▶ Given instruction
Reproduce the listing below exactly. Pictures do not belong in the copy.

▶ Material provided
## start

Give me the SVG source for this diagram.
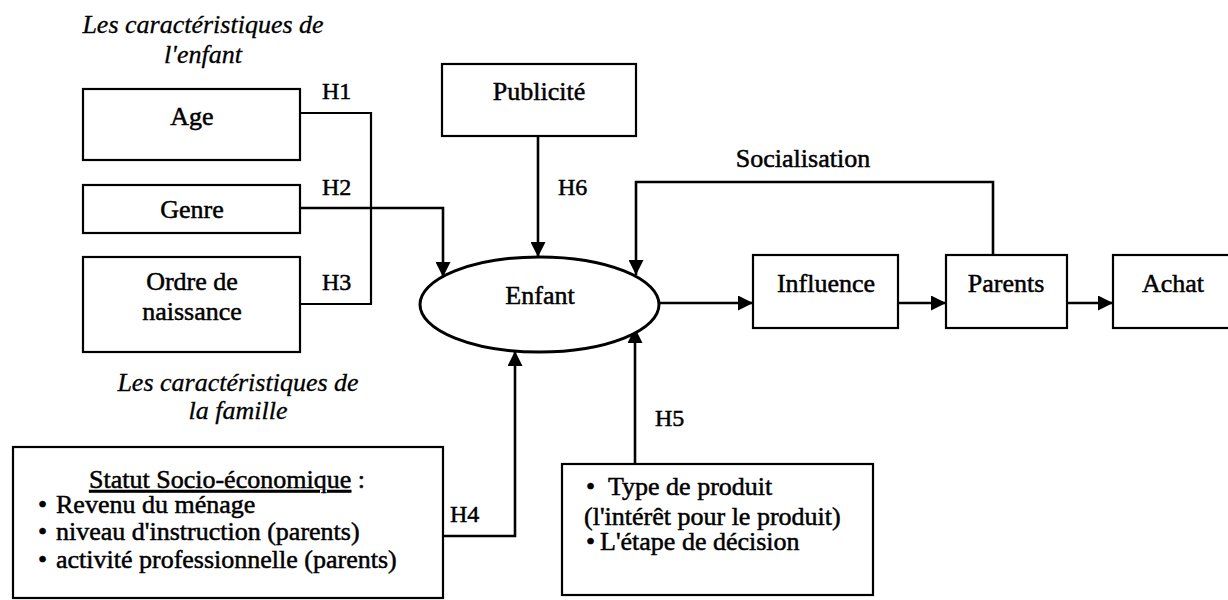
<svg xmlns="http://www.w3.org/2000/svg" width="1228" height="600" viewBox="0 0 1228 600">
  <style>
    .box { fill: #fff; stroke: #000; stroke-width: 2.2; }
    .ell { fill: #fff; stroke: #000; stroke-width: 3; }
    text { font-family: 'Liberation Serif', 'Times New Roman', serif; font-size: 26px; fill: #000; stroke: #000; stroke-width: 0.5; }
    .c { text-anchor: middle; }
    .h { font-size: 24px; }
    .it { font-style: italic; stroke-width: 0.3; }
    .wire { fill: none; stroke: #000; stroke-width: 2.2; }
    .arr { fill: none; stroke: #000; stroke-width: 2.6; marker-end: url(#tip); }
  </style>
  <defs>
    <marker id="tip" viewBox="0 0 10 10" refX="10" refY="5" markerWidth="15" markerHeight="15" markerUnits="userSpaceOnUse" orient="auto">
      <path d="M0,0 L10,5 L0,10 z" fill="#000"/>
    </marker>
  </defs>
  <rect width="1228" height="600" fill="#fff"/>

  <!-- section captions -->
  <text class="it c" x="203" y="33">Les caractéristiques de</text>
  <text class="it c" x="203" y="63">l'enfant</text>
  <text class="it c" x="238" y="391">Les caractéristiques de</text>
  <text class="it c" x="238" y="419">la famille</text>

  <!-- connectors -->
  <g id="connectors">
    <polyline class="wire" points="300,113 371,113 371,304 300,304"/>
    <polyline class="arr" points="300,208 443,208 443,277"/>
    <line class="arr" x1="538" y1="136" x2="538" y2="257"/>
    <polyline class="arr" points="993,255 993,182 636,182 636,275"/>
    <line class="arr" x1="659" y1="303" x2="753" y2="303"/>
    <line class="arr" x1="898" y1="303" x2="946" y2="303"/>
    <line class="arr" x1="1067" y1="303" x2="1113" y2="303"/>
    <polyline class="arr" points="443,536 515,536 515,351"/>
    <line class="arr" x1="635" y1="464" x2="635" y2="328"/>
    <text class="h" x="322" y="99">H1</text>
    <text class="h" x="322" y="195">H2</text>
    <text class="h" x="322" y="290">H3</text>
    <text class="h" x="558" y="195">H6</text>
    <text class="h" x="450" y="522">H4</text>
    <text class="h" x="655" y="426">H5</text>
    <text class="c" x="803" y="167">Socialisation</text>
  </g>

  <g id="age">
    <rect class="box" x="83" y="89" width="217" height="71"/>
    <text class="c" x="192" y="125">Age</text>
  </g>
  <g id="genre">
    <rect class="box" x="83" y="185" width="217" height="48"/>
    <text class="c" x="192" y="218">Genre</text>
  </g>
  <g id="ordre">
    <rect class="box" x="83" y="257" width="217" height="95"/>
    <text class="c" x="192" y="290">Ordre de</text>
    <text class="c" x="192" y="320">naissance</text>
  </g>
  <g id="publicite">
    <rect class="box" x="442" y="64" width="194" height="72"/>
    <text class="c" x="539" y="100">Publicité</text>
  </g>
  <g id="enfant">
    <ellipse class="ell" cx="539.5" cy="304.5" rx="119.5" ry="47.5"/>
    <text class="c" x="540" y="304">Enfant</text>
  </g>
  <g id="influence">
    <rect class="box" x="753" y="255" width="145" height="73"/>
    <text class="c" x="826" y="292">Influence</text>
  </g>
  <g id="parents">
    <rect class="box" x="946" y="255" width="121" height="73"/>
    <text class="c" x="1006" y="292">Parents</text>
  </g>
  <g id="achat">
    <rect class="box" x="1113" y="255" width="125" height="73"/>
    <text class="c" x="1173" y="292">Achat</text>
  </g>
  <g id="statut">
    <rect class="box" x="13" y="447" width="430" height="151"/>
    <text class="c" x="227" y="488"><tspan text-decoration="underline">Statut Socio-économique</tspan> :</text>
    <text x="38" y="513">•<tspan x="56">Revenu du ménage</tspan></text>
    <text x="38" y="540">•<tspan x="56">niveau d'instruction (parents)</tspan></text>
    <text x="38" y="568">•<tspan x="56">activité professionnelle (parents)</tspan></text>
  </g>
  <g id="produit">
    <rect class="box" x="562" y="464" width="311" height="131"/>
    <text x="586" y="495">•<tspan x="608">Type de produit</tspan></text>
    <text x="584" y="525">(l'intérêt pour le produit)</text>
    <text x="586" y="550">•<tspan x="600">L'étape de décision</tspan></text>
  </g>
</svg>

## end

▶ Task response
Give me the SVG source for this diagram.
<svg xmlns="http://www.w3.org/2000/svg" width="1228" height="600" viewBox="0 0 1228 600">
  <style>
    .box { fill: #fff; stroke: #000; stroke-width: 2.2; }
    .ell { fill: #fff; stroke: #000; stroke-width: 3; }
    text { font-family: 'Liberation Serif', 'Times New Roman', serif; font-size: 26px; fill: #000; stroke: #000; stroke-width: 0.5; }
    .c { text-anchor: middle; }
    .h { font-size: 24px; }
    .it { font-style: italic; stroke-width: 0.3; }
    .wire { fill: none; stroke: #000; stroke-width: 2.2; }
    .arr { fill: none; stroke: #000; stroke-width: 2.6; marker-end: url(#tip); }
  </style>
  <defs>
    <marker id="tip" viewBox="0 0 10 10" refX="10" refY="5" markerWidth="15" markerHeight="15" markerUnits="userSpaceOnUse" orient="auto">
      <path d="M0,0 L10,5 L0,10 z" fill="#000"/>
    </marker>
  </defs>
  <rect width="1228" height="600" fill="#fff"/>

  <!-- section captions -->
  <text class="it c" x="203" y="33">Les caractéristiques de</text>
  <text class="it c" x="203" y="63">l'enfant</text>
  <text class="it c" x="238" y="391">Les caractéristiques de</text>
  <text class="it c" x="238" y="419">la famille</text>

  <!-- connectors -->
  <g id="connectors">
    <polyline class="wire" points="300,113 371,113 371,304 300,304"/>
    <polyline class="arr" points="300,208 443,208 443,277"/>
    <line class="arr" x1="538" y1="136" x2="538" y2="257"/>
    <polyline class="arr" points="993,255 993,182 636,182 636,275"/>
    <line class="arr" x1="659" y1="303" x2="753" y2="303"/>
    <line class="arr" x1="898" y1="303" x2="946" y2="303"/>
    <line class="arr" x1="1067" y1="303" x2="1113" y2="303"/>
    <polyline class="arr" points="443,536 515,536 515,351"/>
    <line class="arr" x1="635" y1="464" x2="635" y2="328"/>
    <text class="h" x="322" y="99">H1</text>
    <text class="h" x="322" y="195">H2</text>
    <text class="h" x="322" y="290">H3</text>
    <text class="h" x="558" y="195">H6</text>
    <text class="h" x="450" y="522">H4</text>
    <text class="h" x="655" y="426">H5</text>
    <text class="c" x="803" y="167">Socialisation</text>
  </g>

  <g id="age">
    <rect class="box" x="83" y="89" width="217" height="71"/>
    <text class="c" x="192" y="125">Age</text>
  </g>
  <g id="genre">
    <rect class="box" x="83" y="185" width="217" height="48"/>
    <text class="c" x="192" y="218">Genre</text>
  </g>
  <g id="ordre">
    <rect class="box" x="83" y="257" width="217" height="95"/>
    <text class="c" x="192" y="290">Ordre de</text>
    <text class="c" x="192" y="320">naissance</text>
  </g>
  <g id="publicite">
    <rect class="box" x="442" y="64" width="194" height="72"/>
    <text class="c" x="539" y="100">Publicité</text>
  </g>
  <g id="enfant">
    <ellipse class="ell" cx="539.5" cy="304.5" rx="119.5" ry="47.5"/>
    <text class="c" x="540" y="304">Enfant</text>
  </g>
  <g id="influence">
    <rect class="box" x="753" y="255" width="145" height="73"/>
    <text class="c" x="826" y="292">Influence</text>
  </g>
  <g id="parents">
    <rect class="box" x="946" y="255" width="121" height="73"/>
    <text class="c" x="1006" y="292">Parents</text>
  </g>
  <g id="achat">
    <rect class="box" x="1113" y="255" width="125" height="73"/>
    <text class="c" x="1173" y="292">Achat</text>
  </g>
  <g id="statut">
    <rect class="box" x="13" y="447" width="430" height="151"/>
    <text class="c" x="227" y="488"><tspan text-decoration="underline">Statut Socio-économique</tspan> :</text>
    <text x="38" y="513">•<tspan x="56">Revenu du ménage</tspan></text>
    <text x="38" y="540">•<tspan x="56">niveau d'instruction (parents)</tspan></text>
    <text x="38" y="568">•<tspan x="56">activité professionnelle (parents)</tspan></text>
  </g>
  <g id="produit">
    <rect class="box" x="562" y="464" width="311" height="131"/>
    <text x="586" y="495">•<tspan x="608">Type de produit</tspan></text>
    <text x="584" y="525">(l'intérêt pour le produit)</text>
    <text x="586" y="550">•<tspan x="600">L'étape de décision</tspan></text>
  </g>
</svg>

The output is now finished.